Return the whole listing, line for line, without the pictures in it.

## Collected data
━━━━━━━━━━━━━━━━━━━━

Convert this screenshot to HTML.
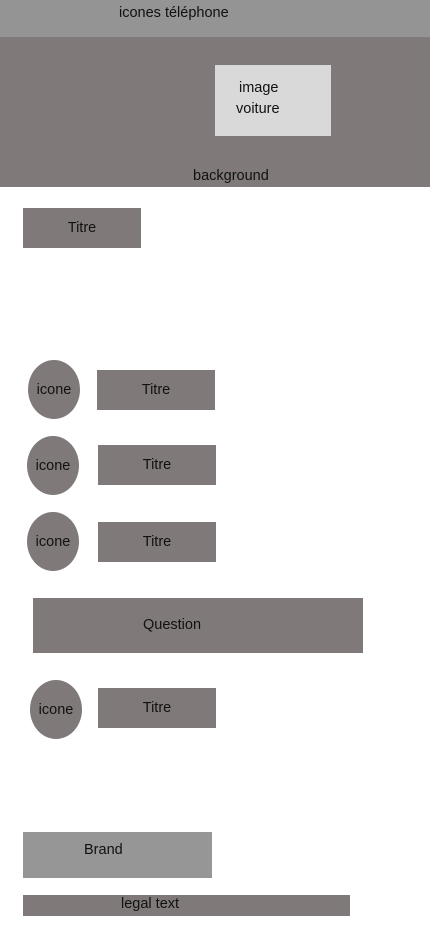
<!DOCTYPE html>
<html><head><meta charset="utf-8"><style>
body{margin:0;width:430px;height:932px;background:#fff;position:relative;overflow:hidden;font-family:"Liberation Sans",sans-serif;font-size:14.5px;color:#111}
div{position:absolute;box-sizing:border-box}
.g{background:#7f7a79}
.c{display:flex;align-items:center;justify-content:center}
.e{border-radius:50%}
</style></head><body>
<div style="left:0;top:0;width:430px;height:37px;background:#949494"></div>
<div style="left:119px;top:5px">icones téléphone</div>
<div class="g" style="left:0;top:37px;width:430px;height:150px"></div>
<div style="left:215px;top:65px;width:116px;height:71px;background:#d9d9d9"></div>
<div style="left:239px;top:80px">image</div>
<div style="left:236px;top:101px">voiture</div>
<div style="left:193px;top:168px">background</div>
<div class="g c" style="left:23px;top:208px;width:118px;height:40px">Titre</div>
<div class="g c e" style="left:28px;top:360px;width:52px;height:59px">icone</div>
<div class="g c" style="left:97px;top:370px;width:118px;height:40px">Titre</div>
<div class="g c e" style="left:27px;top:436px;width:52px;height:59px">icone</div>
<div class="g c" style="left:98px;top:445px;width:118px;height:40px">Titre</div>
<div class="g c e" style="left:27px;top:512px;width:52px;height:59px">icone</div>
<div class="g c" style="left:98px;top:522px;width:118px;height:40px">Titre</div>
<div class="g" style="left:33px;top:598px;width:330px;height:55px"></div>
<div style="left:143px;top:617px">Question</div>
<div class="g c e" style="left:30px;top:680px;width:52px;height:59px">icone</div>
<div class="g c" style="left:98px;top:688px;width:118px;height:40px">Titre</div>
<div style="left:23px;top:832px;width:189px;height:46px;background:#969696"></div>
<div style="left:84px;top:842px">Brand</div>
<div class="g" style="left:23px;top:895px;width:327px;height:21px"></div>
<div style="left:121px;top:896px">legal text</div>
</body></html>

━━━━━━━━━━━━━━━━━━━━

## Written response
Convert this screenshot to HTML.
<!DOCTYPE html>
<html><head><meta charset="utf-8"><style>
body{margin:0;width:430px;height:932px;background:#fff;position:relative;overflow:hidden;font-family:"Liberation Sans",sans-serif;font-size:14.5px;color:#111}
div{position:absolute;box-sizing:border-box}
.g{background:#7f7a79}
.c{display:flex;align-items:center;justify-content:center}
.e{border-radius:50%}
</style></head><body>
<div style="left:0;top:0;width:430px;height:37px;background:#949494"></div>
<div style="left:119px;top:5px">icones téléphone</div>
<div class="g" style="left:0;top:37px;width:430px;height:150px"></div>
<div style="left:215px;top:65px;width:116px;height:71px;background:#d9d9d9"></div>
<div style="left:239px;top:80px">image</div>
<div style="left:236px;top:101px">voiture</div>
<div style="left:193px;top:168px">background</div>
<div class="g c" style="left:23px;top:208px;width:118px;height:40px">Titre</div>
<div class="g c e" style="left:28px;top:360px;width:52px;height:59px">icone</div>
<div class="g c" style="left:97px;top:370px;width:118px;height:40px">Titre</div>
<div class="g c e" style="left:27px;top:436px;width:52px;height:59px">icone</div>
<div class="g c" style="left:98px;top:445px;width:118px;height:40px">Titre</div>
<div class="g c e" style="left:27px;top:512px;width:52px;height:59px">icone</div>
<div class="g c" style="left:98px;top:522px;width:118px;height:40px">Titre</div>
<div class="g" style="left:33px;top:598px;width:330px;height:55px"></div>
<div style="left:143px;top:617px">Question</div>
<div class="g c e" style="left:30px;top:680px;width:52px;height:59px">icone</div>
<div class="g c" style="left:98px;top:688px;width:118px;height:40px">Titre</div>
<div style="left:23px;top:832px;width:189px;height:46px;background:#969696"></div>
<div style="left:84px;top:842px">Brand</div>
<div class="g" style="left:23px;top:895px;width:327px;height:21px"></div>
<div style="left:121px;top:896px">legal text</div>
</body></html>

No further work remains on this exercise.